┏━━
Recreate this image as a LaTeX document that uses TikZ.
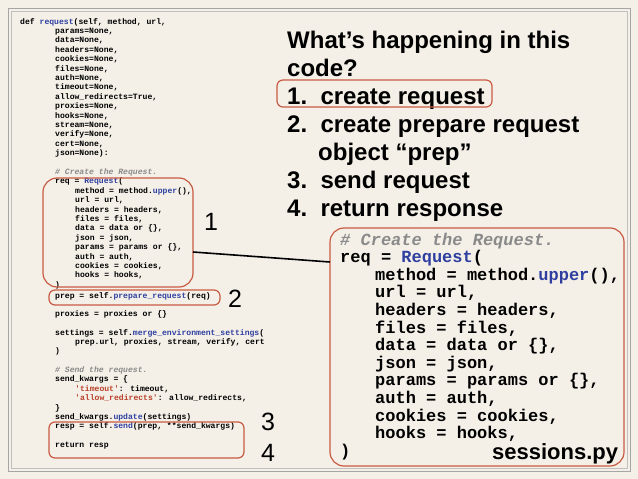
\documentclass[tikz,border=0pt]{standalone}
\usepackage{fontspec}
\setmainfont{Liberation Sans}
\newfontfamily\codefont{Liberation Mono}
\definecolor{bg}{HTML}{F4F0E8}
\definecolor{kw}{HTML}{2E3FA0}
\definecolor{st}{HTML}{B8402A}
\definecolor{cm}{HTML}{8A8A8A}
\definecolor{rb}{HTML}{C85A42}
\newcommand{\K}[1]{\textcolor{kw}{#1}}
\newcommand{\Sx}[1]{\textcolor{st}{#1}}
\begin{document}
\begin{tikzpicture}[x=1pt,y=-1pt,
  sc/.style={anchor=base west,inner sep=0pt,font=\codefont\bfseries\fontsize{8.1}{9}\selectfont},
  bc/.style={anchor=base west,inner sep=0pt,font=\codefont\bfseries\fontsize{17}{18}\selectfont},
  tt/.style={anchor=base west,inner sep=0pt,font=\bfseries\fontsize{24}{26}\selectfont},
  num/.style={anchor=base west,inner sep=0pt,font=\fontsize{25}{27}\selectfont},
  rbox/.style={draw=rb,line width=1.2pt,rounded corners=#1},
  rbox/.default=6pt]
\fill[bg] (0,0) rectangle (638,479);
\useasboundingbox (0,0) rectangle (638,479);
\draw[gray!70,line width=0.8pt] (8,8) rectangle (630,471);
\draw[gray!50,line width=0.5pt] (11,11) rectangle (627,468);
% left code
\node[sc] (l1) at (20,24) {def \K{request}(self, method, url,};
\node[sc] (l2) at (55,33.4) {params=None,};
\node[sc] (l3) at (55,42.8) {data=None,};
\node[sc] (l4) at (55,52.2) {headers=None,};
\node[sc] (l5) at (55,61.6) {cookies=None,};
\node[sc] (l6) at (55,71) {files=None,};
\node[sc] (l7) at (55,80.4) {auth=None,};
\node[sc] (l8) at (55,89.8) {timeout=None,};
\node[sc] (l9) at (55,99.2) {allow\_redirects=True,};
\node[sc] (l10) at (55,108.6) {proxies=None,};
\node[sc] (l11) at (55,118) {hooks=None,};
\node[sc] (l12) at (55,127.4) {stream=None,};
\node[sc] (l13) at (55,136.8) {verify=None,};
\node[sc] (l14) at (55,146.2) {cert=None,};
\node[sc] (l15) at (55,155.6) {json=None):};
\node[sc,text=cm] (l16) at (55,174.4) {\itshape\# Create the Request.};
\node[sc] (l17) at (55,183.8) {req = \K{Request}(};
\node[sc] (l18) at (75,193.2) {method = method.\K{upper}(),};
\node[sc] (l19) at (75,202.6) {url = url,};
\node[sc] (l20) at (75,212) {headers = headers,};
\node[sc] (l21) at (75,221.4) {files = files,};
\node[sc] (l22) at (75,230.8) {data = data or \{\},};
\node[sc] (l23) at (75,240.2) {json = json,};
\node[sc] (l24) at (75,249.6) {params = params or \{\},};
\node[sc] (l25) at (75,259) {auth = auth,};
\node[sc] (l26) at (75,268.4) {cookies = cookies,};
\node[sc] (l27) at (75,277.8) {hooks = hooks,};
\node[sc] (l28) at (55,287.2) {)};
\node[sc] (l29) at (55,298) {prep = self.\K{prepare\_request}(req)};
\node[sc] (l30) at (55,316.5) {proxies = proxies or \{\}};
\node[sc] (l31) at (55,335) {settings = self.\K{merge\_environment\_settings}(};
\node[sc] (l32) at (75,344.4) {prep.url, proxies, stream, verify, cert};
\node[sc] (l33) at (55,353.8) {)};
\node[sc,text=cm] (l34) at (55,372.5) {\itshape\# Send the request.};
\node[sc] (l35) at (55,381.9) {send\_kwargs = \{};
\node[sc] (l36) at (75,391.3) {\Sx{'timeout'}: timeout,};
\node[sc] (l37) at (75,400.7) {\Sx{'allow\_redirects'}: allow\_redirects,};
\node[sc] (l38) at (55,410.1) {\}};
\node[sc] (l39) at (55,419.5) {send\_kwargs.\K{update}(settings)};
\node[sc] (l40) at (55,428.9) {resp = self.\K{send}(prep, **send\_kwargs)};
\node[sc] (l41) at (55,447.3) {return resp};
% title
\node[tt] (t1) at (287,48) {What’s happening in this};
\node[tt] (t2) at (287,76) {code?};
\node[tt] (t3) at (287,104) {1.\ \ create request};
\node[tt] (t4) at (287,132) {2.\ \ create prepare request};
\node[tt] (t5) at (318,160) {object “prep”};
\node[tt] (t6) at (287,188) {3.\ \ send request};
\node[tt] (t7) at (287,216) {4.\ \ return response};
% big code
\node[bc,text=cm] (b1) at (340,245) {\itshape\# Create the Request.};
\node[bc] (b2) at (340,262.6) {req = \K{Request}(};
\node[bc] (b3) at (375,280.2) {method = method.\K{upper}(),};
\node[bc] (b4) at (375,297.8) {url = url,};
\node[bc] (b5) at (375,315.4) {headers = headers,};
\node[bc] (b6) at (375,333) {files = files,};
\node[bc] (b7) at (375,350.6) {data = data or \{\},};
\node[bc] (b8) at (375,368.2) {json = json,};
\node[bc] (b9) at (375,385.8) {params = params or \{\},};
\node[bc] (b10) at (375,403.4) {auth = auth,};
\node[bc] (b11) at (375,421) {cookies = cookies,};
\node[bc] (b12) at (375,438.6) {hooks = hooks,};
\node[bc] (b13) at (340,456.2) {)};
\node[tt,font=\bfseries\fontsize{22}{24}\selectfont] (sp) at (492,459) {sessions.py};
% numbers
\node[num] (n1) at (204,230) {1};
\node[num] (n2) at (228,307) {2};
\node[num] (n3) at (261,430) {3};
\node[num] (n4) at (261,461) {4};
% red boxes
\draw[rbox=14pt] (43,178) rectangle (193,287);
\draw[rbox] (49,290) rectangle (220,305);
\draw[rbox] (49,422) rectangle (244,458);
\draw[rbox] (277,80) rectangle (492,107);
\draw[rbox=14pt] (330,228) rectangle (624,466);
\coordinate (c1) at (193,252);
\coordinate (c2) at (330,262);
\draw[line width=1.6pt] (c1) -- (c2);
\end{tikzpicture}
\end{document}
┗━━
┏━━
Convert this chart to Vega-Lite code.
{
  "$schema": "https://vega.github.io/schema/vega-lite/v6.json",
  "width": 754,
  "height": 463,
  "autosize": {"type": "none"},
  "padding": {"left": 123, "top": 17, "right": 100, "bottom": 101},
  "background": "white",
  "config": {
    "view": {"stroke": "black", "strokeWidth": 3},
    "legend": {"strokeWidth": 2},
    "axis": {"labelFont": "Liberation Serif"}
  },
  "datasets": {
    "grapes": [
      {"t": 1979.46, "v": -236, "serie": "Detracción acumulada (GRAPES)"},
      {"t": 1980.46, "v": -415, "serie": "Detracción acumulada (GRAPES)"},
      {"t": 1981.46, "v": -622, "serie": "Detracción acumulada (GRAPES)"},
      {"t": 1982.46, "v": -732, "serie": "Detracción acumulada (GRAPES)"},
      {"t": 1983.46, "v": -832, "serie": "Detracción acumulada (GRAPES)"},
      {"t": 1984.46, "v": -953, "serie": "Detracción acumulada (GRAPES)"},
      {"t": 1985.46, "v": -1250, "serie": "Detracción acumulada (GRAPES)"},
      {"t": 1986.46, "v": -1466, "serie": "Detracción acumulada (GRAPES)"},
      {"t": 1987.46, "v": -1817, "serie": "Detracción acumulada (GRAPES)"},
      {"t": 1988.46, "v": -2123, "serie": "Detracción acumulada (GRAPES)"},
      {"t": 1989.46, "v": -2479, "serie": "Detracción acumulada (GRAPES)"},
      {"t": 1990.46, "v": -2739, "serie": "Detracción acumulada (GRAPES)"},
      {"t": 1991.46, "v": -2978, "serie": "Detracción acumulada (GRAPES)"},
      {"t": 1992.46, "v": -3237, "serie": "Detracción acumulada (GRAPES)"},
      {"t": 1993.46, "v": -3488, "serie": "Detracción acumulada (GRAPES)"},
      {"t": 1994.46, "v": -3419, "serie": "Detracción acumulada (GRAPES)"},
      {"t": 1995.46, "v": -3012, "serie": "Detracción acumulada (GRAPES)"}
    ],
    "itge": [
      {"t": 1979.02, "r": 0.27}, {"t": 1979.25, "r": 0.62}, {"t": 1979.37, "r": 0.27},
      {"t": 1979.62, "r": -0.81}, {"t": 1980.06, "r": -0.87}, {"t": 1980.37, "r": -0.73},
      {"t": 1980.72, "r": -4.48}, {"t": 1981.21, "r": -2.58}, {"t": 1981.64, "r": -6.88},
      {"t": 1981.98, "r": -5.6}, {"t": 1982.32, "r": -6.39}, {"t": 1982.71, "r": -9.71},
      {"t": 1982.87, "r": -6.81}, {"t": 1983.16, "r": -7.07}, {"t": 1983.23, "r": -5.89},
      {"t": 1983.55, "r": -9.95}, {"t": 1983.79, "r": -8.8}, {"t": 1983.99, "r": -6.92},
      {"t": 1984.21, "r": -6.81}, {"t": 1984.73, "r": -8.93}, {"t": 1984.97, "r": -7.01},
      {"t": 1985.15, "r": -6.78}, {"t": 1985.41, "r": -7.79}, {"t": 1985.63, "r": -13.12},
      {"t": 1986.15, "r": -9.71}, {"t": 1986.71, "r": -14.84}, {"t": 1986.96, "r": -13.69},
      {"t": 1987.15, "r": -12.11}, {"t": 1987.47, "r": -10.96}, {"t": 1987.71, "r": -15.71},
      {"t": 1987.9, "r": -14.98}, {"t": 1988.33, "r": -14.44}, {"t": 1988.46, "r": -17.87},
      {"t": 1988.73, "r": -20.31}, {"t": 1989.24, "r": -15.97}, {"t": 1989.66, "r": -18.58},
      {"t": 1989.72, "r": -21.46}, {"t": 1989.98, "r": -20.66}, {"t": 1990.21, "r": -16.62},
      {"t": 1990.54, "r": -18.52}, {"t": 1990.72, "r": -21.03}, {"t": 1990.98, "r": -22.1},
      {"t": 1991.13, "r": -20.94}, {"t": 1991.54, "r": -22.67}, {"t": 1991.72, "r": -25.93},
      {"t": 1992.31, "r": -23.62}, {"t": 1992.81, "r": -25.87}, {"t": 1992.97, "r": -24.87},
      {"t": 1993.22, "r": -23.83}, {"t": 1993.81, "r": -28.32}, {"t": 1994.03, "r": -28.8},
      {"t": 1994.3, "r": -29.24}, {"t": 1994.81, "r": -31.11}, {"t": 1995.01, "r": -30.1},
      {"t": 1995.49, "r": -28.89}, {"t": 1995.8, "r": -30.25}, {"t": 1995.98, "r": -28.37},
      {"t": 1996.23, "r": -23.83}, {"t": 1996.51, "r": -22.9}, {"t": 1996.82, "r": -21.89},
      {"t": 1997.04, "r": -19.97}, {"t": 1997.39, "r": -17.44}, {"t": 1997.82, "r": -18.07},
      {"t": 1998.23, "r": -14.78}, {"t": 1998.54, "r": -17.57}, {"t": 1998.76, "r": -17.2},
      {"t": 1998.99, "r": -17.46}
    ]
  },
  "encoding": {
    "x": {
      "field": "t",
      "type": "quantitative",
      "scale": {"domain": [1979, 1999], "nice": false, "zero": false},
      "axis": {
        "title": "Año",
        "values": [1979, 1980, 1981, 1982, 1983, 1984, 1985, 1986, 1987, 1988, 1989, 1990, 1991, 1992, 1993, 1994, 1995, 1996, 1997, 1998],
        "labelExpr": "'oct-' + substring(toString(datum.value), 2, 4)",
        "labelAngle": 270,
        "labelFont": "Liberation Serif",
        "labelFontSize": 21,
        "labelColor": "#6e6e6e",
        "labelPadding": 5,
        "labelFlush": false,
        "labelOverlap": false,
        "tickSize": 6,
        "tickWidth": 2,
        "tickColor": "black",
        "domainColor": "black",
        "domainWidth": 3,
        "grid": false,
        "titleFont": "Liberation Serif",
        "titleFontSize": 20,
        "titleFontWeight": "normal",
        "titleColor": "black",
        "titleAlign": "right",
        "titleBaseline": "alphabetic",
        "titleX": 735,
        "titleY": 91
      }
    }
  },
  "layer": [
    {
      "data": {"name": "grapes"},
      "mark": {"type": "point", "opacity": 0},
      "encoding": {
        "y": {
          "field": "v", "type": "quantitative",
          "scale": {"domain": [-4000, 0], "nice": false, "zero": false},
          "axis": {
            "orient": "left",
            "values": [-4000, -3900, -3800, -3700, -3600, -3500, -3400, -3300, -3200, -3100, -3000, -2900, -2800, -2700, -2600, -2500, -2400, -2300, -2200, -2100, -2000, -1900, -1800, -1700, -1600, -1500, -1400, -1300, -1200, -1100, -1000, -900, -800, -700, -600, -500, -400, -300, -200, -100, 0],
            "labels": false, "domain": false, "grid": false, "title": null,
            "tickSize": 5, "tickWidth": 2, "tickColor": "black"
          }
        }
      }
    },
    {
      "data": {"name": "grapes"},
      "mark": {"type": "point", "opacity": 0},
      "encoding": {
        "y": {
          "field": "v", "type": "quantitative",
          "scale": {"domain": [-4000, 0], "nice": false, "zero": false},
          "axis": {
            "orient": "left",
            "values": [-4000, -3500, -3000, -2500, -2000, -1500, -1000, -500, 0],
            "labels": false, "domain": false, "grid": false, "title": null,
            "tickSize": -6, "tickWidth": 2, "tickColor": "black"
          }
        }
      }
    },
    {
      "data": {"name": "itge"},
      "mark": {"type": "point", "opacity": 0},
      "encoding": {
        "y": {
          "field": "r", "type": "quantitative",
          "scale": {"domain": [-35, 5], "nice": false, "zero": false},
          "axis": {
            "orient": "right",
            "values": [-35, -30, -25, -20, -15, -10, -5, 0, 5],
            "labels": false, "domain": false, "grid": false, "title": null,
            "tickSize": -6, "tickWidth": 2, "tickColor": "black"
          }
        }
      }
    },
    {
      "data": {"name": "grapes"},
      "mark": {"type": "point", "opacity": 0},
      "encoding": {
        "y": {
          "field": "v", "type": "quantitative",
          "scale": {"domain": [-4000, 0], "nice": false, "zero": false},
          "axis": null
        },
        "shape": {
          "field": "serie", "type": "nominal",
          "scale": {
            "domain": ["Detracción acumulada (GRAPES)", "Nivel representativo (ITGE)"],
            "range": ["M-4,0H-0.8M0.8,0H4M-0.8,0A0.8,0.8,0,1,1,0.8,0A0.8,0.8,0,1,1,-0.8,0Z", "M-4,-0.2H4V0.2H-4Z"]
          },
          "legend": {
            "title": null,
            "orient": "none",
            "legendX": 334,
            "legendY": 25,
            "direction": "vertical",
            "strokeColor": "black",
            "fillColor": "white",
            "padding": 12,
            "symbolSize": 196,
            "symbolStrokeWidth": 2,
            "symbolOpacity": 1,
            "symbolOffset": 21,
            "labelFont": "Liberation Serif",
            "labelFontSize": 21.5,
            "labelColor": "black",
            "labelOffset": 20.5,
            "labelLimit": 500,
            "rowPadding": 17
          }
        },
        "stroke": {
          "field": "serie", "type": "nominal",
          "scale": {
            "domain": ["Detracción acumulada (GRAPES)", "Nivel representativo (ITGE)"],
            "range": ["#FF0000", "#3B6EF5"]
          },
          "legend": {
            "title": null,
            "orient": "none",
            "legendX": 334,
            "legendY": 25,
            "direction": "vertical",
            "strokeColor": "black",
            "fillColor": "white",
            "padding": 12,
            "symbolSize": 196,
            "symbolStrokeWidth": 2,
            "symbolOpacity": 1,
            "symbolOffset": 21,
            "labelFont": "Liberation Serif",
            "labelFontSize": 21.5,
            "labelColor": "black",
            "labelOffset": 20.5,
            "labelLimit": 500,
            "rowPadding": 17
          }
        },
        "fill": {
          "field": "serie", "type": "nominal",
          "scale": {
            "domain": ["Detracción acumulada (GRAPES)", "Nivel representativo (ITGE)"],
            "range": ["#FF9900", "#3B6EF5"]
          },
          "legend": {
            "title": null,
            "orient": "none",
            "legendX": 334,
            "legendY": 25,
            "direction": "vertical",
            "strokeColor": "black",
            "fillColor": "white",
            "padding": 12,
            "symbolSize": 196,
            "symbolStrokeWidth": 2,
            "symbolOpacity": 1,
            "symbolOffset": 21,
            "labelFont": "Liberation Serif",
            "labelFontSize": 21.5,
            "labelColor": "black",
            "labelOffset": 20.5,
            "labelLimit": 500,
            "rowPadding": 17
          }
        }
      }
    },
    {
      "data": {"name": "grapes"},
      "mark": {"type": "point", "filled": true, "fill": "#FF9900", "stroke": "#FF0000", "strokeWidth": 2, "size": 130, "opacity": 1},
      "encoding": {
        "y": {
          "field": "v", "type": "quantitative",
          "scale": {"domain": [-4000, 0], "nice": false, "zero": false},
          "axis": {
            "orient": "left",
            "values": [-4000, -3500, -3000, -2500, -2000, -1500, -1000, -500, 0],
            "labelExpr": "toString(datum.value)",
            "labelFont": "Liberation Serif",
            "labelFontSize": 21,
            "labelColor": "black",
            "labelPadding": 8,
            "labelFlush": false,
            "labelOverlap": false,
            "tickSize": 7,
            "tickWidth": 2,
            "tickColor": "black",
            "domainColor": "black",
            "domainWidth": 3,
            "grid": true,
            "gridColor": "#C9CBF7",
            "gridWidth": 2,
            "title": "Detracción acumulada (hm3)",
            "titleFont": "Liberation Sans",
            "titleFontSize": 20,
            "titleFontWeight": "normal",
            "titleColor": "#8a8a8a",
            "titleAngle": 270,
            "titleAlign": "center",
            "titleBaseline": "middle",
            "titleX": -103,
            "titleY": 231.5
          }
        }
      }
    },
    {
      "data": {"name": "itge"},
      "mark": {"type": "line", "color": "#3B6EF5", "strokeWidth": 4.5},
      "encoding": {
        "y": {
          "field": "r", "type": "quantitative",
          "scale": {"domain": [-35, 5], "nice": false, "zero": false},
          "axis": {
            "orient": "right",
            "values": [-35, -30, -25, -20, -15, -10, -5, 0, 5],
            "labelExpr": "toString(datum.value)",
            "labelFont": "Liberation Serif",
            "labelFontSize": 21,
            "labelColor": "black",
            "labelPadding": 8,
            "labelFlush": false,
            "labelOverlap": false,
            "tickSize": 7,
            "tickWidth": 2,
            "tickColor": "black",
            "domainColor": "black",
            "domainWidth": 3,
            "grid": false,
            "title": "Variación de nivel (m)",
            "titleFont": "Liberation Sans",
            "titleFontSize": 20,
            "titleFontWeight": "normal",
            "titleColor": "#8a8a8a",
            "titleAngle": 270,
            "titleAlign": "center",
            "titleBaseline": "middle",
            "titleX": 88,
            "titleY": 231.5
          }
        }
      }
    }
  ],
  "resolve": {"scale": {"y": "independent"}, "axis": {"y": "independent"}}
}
┗━━
┏━━
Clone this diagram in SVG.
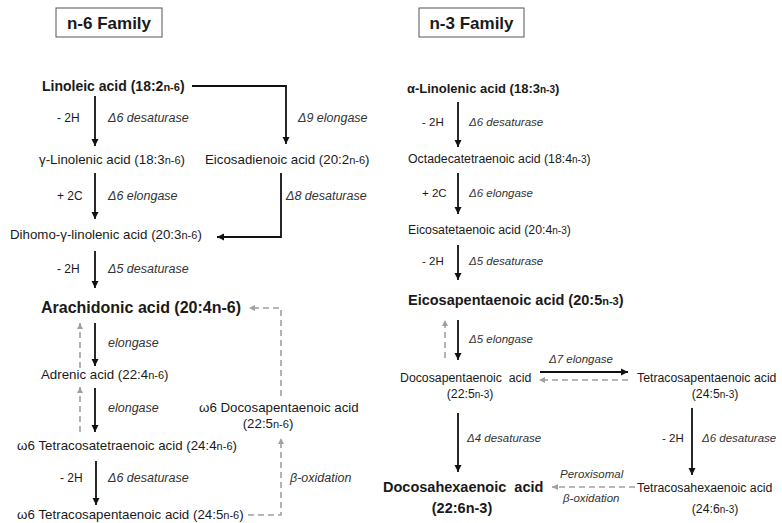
┗━━
Give the number of lines above that hold the word "this", and nothing more.

_THE OUTPUT_.
4